Convergence of Asynchronous Cellular Automata (Under Null Boundary Condition) and Their Application in Pattern Classification

Abstract

This paper studies the convergence of one-dimensional 3-neighborhood two-state asynchronous cellular automata (ACA), and utilizes the convergence property of ACA in designing pattern classifier. Here, we consider the cellular automata as fully asynchronous and the boundary condition of ACA as null. As a result of our current study, a directed graph, named fixed-point graph (FPG) is proposed to identify the fixed-point attractors in an automaton. A theorem is reported to characterize ACA having fixed-points in their state space. 184 (out of 256) ACA are identified with fixed-point attractors utilizing the theorem.

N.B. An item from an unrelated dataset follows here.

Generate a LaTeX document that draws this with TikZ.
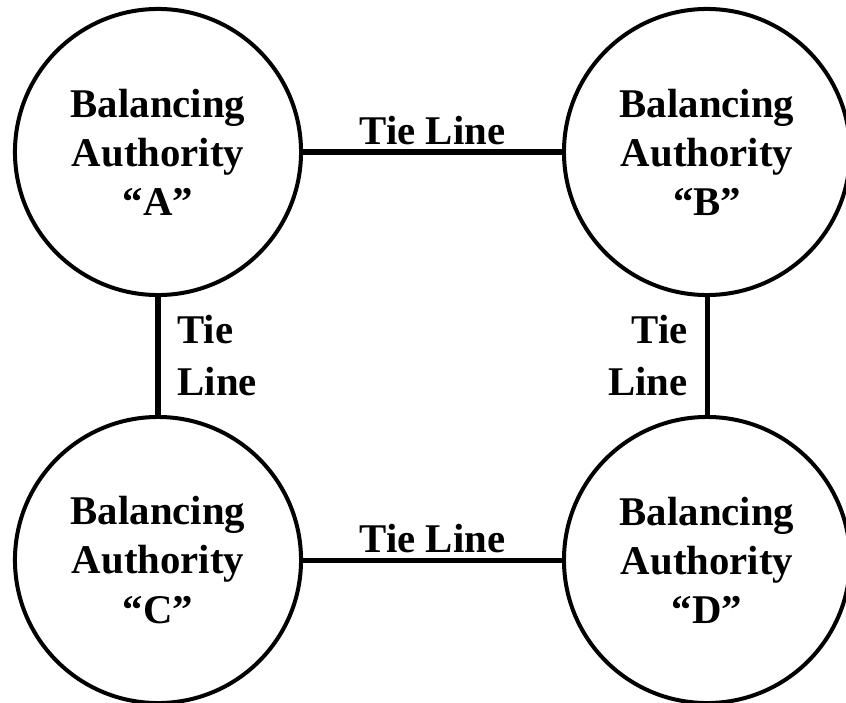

All the ACA with fixed-points, however, may not converge always to fixed-point attractors. We report another theorem to understand the convergence of ACA. Following this theorem, 137 (out of 184) ACA are identified, which always converge to some fixed-point attractors. Then, we exploit the convergence property of ACA in designing pattern classifier. However, ACA with multiple fixed-point attractors can only be the candidate in the said design. Exploring the FPG, we further identify 74 ACA (out of 137) having at least two fixed-points under null boundary condition, which are utilized in design of an efficient 2-class pattern classifier. Finally, the designed classifier is tested with real-life data sets, and the performance of the classifier is compared with other well-known classifiers. It is observed that the proposed classifier performs better than many other well-known classifiers, and also better than synchronous Cellular automata (CA) based classifier.